More incongruous, perhaps, is the librettist’s transformation of Solomon’s political marriage to Pharaoh’s daughter into a celebration of marital piety, ignoring the biblical account of the king’s 700 wives and 300 concubines. It also omits the story of how some of them led him away from Jehovah to worship their own gods, even leading him to build places of worship for them. (In the Bible, this impious behavior ultimately leads to the dismantling of Solomon’s great kingdom and the destruction of his Temple.)

The libretto’s conspicuous omissions and extra-biblical embellishments portray Solomon in the best possible light.
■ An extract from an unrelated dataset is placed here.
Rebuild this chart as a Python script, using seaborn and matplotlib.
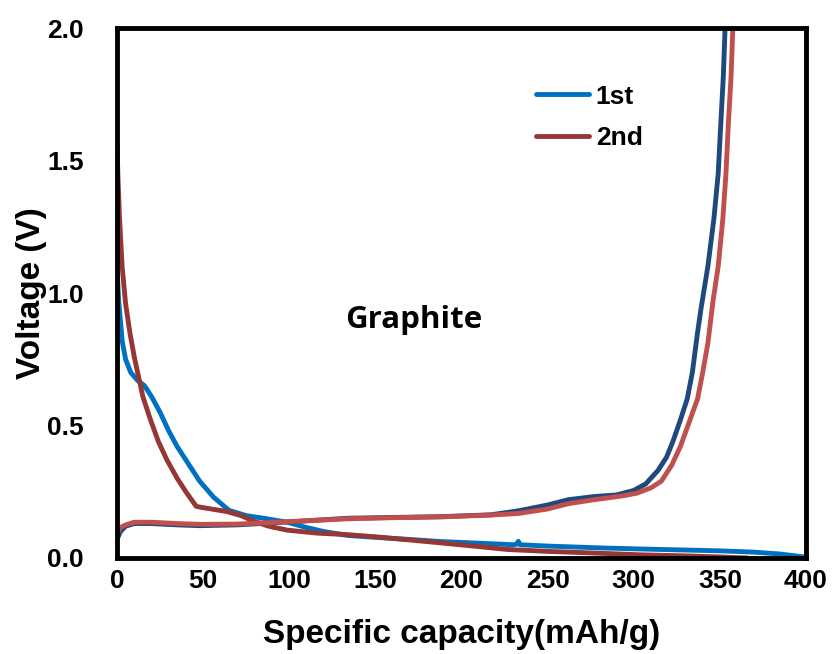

Did an audience member in 1748 relate Solomon to George II, either positively or negatively? We’ll never know. Then, as ever, good leadership lay in the eye of the beholder. Handel and his librettist knew how to craft an engaging entertainment that, if it harbored any political content or comment, kept it below the narrative’s surface. The success of their dramatic craft is that the story remains compelling in any era. Today, we are hearing a 3,000-year-old story adapted into 270-year-old verse and music. If you’re thinking (and who is not?) about our own national political turmoil, hearing Solomon might raise questions. What makes a great leader? What do we value in a head of state? Wisdom? Wealth? Piety? Humility? How do leaders expurgate or enhance the narratives they share with us?
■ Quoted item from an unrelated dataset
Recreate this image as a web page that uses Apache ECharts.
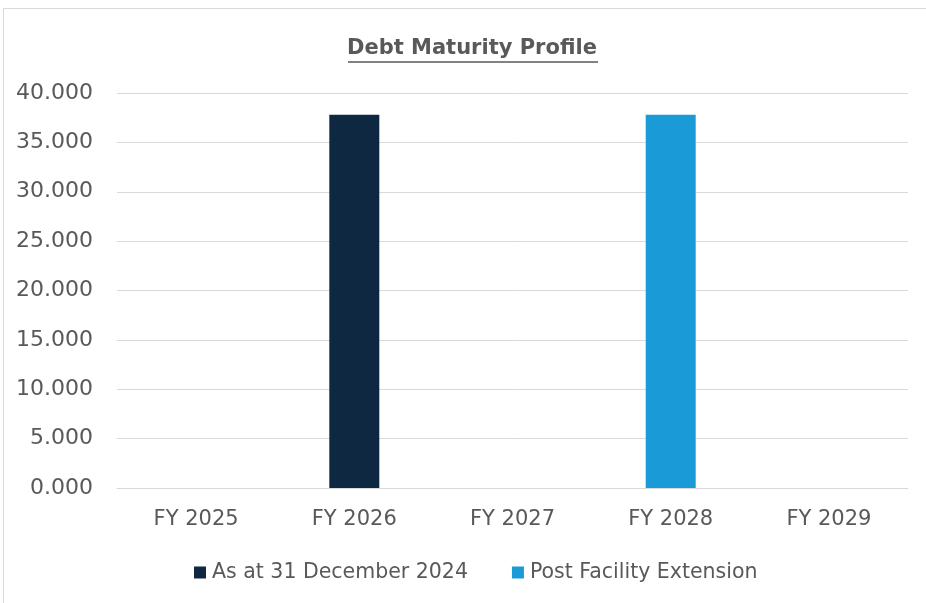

Of course, it’s possible that Solomon’s libretto is nothing more than hagiography in the service of spectacular music, with an eye on box office receipts. Handel very rarely engaged in public political activity and focused his efforts on his (largely successful) business endeavors. The degree to which this oratorio succeeded in making a definitive statement about Hanoverian politics (or engaging us in our own) is ultimately overshadowed by the forceful statement it makes about the power of music. Nothing sparked Handel’s creative fires like the project of writing about music itself, and the sequence in Act III, like the oratorio as a whole, is musically as shimmering and splendid as Solomon’s Temple. The Temple’s magnificence remains legendary, but the structure itself was destroyed in 587 BCE. Precious few monuments have withstood the erosive and corrosive impacts of thousands of years of elapsed time. Some, like Versailles, have survived for centuries. Others, by contrast, are ephemeral: New York City’s own Beaux Arts urban temple, Penn Station, whose vast, vaulted interiors and expansive colonnades were guarded by stentorian stone eagles, was reduced to rubble and replaced with a dismal subterranean maze. Grandeur guarantees neither permanence nor preservation. Following its 1748 premiere and just two or three additional performances, Handel’s Solomon all but disappeared. Although it lay buried, unperformed, its blueprint—the score—remained. Music’s ephemerality is at once its limitation and its advantage. Of the countless magnificent musical works created before the invention of audio recording, all that remains is their silent blueprint. Unlike structures of stone and steel, which exist as physical realities but are subject to decay, musical works like Solomon are temples of sound whose splendor can be experienced only when revivified by communities of musicians and listeners. The celebration of music’s power in Act III extolls of the effects of live music—of sounds produced and heard in real time. By connecting us to each other in the present while engaging a musical past, such treasured artifacts prove to be the most durable and valuable of all.